== YOUR INSTRUCTIONS ==
Exactly reproduce each line of the listing that follows.
::: AVAILABLE DATA :::
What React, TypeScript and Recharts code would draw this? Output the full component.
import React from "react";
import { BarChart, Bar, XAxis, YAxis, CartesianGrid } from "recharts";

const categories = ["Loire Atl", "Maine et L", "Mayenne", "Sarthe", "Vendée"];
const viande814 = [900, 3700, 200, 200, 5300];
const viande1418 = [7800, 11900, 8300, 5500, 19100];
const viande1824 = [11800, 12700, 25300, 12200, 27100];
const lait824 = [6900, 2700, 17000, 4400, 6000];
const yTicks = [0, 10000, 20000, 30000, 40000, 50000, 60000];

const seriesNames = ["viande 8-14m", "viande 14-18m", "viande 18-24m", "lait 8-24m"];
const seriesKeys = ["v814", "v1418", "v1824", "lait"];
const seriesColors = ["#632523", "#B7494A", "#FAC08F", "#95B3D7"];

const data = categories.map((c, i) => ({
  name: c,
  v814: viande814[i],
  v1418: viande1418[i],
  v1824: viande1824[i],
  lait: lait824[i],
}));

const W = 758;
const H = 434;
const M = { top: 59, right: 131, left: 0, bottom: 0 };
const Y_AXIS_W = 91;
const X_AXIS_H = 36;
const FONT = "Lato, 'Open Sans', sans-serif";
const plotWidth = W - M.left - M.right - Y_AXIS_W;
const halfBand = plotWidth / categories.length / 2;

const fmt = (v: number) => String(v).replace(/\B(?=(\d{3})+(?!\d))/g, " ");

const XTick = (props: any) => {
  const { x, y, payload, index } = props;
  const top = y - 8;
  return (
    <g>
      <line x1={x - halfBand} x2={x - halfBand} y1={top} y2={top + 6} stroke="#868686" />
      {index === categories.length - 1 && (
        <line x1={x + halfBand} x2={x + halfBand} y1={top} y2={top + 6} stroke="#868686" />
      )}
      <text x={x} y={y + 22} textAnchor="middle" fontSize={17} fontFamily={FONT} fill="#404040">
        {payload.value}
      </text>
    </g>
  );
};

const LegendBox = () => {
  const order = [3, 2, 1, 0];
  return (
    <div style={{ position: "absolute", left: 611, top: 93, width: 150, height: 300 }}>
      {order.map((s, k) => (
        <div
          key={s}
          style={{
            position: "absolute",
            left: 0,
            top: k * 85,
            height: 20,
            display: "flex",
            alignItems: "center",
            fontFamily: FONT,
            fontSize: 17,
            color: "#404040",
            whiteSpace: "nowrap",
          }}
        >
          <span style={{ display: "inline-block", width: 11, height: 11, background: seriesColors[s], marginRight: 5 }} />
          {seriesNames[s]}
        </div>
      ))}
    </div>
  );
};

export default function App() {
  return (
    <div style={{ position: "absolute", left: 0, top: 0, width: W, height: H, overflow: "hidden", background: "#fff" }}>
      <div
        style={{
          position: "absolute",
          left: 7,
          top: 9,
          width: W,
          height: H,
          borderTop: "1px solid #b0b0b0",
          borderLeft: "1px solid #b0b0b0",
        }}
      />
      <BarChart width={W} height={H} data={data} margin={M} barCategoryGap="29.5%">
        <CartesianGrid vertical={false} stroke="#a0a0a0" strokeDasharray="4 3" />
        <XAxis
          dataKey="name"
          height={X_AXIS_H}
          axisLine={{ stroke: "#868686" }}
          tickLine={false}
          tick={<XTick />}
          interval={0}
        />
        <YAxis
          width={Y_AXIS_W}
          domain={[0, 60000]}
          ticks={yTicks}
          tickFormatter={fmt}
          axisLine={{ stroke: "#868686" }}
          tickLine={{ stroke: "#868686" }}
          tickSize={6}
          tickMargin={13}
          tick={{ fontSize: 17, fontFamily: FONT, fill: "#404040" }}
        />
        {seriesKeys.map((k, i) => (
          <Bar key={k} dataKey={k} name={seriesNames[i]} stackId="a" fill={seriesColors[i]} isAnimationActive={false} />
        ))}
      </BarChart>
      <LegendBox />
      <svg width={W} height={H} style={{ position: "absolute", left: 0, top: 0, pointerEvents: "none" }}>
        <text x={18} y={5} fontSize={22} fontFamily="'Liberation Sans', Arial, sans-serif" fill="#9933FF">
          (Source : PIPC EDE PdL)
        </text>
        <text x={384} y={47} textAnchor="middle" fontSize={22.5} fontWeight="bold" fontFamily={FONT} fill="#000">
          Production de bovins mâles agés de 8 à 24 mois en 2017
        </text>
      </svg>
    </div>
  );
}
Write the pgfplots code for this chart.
:::
== THE REPLY ==
What React, TypeScript and Recharts code would draw this? Output the full component.
import React from "react";
import { BarChart, Bar, XAxis, YAxis, CartesianGrid } from "recharts";

const categories = ["Loire Atl", "Maine et L", "Mayenne", "Sarthe", "Vendée"];
const viande814 = [900, 3700, 200, 200, 5300];
const viande1418 = [7800, 11900, 8300, 5500, 19100];
const viande1824 = [11800, 12700, 25300, 12200, 27100];
const lait824 = [6900, 2700, 17000, 4400, 6000];
const yTicks = [0, 10000, 20000, 30000, 40000, 50000, 60000];

const seriesNames = ["viande 8-14m", "viande 14-18m", "viande 18-24m", "lait 8-24m"];
const seriesKeys = ["v814", "v1418", "v1824", "lait"];
const seriesColors = ["#632523", "#B7494A", "#FAC08F", "#95B3D7"];

const data = categories.map((c, i) => ({
  name: c,
  v814: viande814[i],
  v1418: viande1418[i],
  v1824: viande1824[i],
  lait: lait824[i],
}));

const W = 758;
const H = 434;
const M = { top: 59, right: 131, left: 0, bottom: 0 };
const Y_AXIS_W = 91;
const X_AXIS_H = 36;
const FONT = "Lato, 'Open Sans', sans-serif";
const plotWidth = W - M.left - M.right - Y_AXIS_W;
const halfBand = plotWidth / categories.length / 2;

const fmt = (v: number) => String(v).replace(/\B(?=(\d{3})+(?!\d))/g, " ");

const XTick = (props: any) => {
  const { x, y, payload, index } = props;
  const top = y - 8;
  return (
    <g>
      <line x1={x - halfBand} x2={x - halfBand} y1={top} y2={top + 6} stroke="#868686" />
      {index === categories.length - 1 && (
        <line x1={x + halfBand} x2={x + halfBand} y1={top} y2={top + 6} stroke="#868686" />
      )}
      <text x={x} y={y + 22} textAnchor="middle" fontSize={17} fontFamily={FONT} fill="#404040">
        {payload.value}
      </text>
    </g>
  );
};

const LegendBox = () => {
  const order = [3, 2, 1, 0];
  return (
    <div style={{ position: "absolute", left: 611, top: 93, width: 150, height: 300 }}>
      {order.map((s, k) => (
        <div
          key={s}
          style={{
            position: "absolute",
            left: 0,
            top: k * 85,
            height: 20,
            display: "flex",
            alignItems: "center",
            fontFamily: FONT,
            fontSize: 17,
            color: "#404040",
            whiteSpace: "nowrap",
          }}
        >
          <span style={{ display: "inline-block", width: 11, height: 11, background: seriesColors[s], marginRight: 5 }} />
          {seriesNames[s]}
        </div>
      ))}
    </div>
  );
};

export default function App() {
  return (
    <div style={{ position: "absolute", left: 0, top: 0, width: W, height: H, overflow: "hidden", background: "#fff" }}>
      <div
        style={{
          position: "absolute",
          left: 7,
          top: 9,
          width: W,
          height: H,
          borderTop: "1px solid #b0b0b0",
          borderLeft: "1px solid #b0b0b0",
        }}
      />
      <BarChart width={W} height={H} data={data} margin={M} barCategoryGap="29.5%">
        <CartesianGrid vertical={false} stroke="#a0a0a0" strokeDasharray="4 3" />
        <XAxis
          dataKey="name"
          height={X_AXIS_H}
          axisLine={{ stroke: "#868686" }}
          tickLine={false}
          tick={<XTick />}
          interval={0}
        />
        <YAxis
          width={Y_AXIS_W}
          domain={[0, 60000]}
          ticks={yTicks}
          tickFormatter={fmt}
          axisLine={{ stroke: "#868686" }}
          tickLine={{ stroke: "#868686" }}
          tickSize={6}
          tickMargin={13}
          tick={{ fontSize: 17, fontFamily: FONT, fill: "#404040" }}
        />
        {seriesKeys.map((k, i) => (
          <Bar key={k} dataKey={k} name={seriesNames[i]} stackId="a" fill={seriesColors[i]} isAnimationActive={false} />
        ))}
      </BarChart>
      <LegendBox />
      <svg width={W} height={H} style={{ position: "absolute", left: 0, top: 0, pointerEvents: "none" }}>
        <text x={18} y={5} fontSize={22} fontFamily="'Liberation Sans', Arial, sans-serif" fill="#9933FF">
          (Source : PIPC EDE PdL)
        </text>
        <text x={384} y={47} textAnchor="middle" fontSize={22.5} fontWeight="bold" fontFamily={FONT} fill="#000">
          Production de bovins mâles agés de 8 à 24 mois en 2017
        </text>
      </svg>
    </div>
  );
}
Write the pgfplots code for this chart.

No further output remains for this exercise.